Stories Feature Design
Let's design a "stories" feature, similar to Instagram or WhatsApp. These stories should disappear after a friend views them and only be available for 24 hours after publishing. Here's a breakdown of the design considerations:
1. Functionality
- Creating and Uploading Stories:
- Users can upload photos and videos from their device's gallery or capture them directly through the app.
- The app should provide editing tools to add text, drawings, and filters to the stories.
- Uploaded media files should be compressed and optimized for different network conditions to reduce upload times.
- Viewing Stories:
- Stories from friends are displayed in a horizontal carousel at the top of the app screen.
- Tapping on a friend's profile picture starts playing their story.
- Stories play automatically one after another, allowing seamless viewing.
- 24-Hour Expiration:
- Each story is associated with a timestamp indicating when it was published.
- A background job runs periodically to identify stories older than 24 hours and mark them for deletion.
- Deleted stories are removed from storage asynchronously to prevent performance impact.
- Disappearing After Viewing:
- When a user views a story, the system records that the story has been viewed by that user.
- Subsequent attempts to view the same story by the same user will result in the story being hidden or marked as unavailable.
2. Scalability
- Handling High Volume of Uploads and Views:
- Utilize a Content Delivery Network (CDN) to store and serve story media files efficiently.
- Implement load balancing to distribute incoming traffic across multiple servers.
- Cache frequently accessed stories in memory to reduce database load.
- Efficient Storage and Retrieval:
- Store media files in a distributed object storage system like Amazon S3 or Google Cloud Storage.
- Partition the database tables based on user ID or timestamp to improve query performance.
- Use indexing strategies to optimize story retrieval queries.
- Storage Management:
- Implement a data retention policy to automatically delete expired stories.
- Regularly archive older stories to a cheaper storage tier for compliance or auditing purposes.
- Monitor storage usage and scale the storage infrastructure as needed.
3. Data Model
We can use a relational database like PostgreSQL or MySQL to store story information.
Tables:
users
user_id
(INT, Primary Key)
username
(VARCHAR)
...
stories
story_id
(INT, Primary Key)
user_id
(INT, Foreign Key to users
)
media_url
(VARCHAR)
timestamp
(TIMESTAMP)
...
story_views
story_id
(INT, Foreign Key to stories
)
user_id
(INT, Foreign Key to users
)
view_timestamp
(TIMESTAMP)
PRIMARY KEY (story_id, user_id)
Relationships:
- One-to-many relationship between
users
and stories
(one user can have multiple stories).
- Many-to-many relationship between
users
and stories
via the story_views
table (users can view many stories, and a story can be viewed by many users).
4. Technical Challenges
- Latency:
- Optimize media file sizes and compression algorithms to reduce upload and download times.

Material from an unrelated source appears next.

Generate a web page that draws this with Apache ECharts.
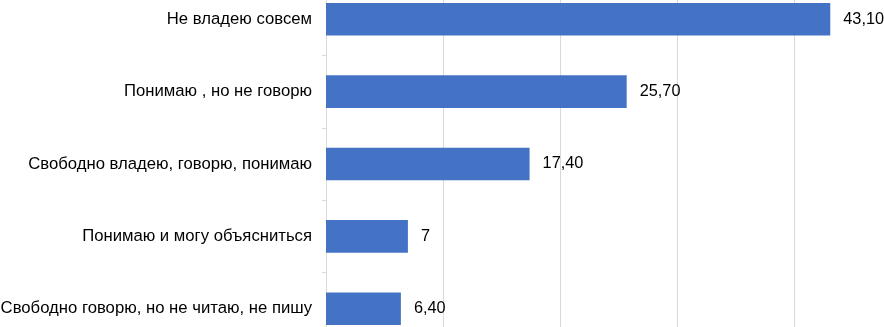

- Use CDNs to serve media files from geographically distributed locations.
- Implement caching strategies to reduce database latency.
- Storage Limitations:
- Use a scalable storage system like Amazon S3 or Google Cloud Storage.
- Implement a data retention policy to automatically delete expired stories.
- Monitor storage usage and scale the storage infrastructure as needed.
- Data Consistency:
- Use transactions to ensure that story views are recorded accurately.
- Implement data replication to ensure that data is available even if one server fails.
- Use a distributed consensus algorithm like Raft or Paxos to ensure that data is consistent across all replicas.
5. Edge Cases
- Slow Internet Connections:
- Implement adaptive bitrate streaming to adjust media quality based on network conditions.
- Allow users to download stories for offline viewing.
- Provide feedback to the user about the status of the upload or download.
- Stories Uploaded Right Before 24-Hour Mark:
- The story should still be available for 24 hours from the time it was uploaded, even if that goes past the regular "purge" time.
- The background job should check each story's timestamp individually rather than using a fixed time window.
- Deleted User Accounts:
- When a user account is deleted, all associated stories should also be deleted.
- Implement cascading deletes in the database to automatically remove stories when a user account is deleted.
Other Approaches
- NoSQL Database: We could use a NoSQL database like MongoDB to store story information. This would allow us to store more flexible data structures and scale more easily. However, it would also require us to manage data consistency ourselves.
- Message Queue: We could use a message queue like Kafka to process story uploads and views asynchronously. This would allow us to handle a large volume of traffic without impacting the performance of the main application.
Future Considerations
- Add support for live stories.
- Add support for interactive stories (e.g. polls, quizzes).
- Add support for sharing stories to other platforms.
- Improve the recommendation algorithm to show users more relevant stories.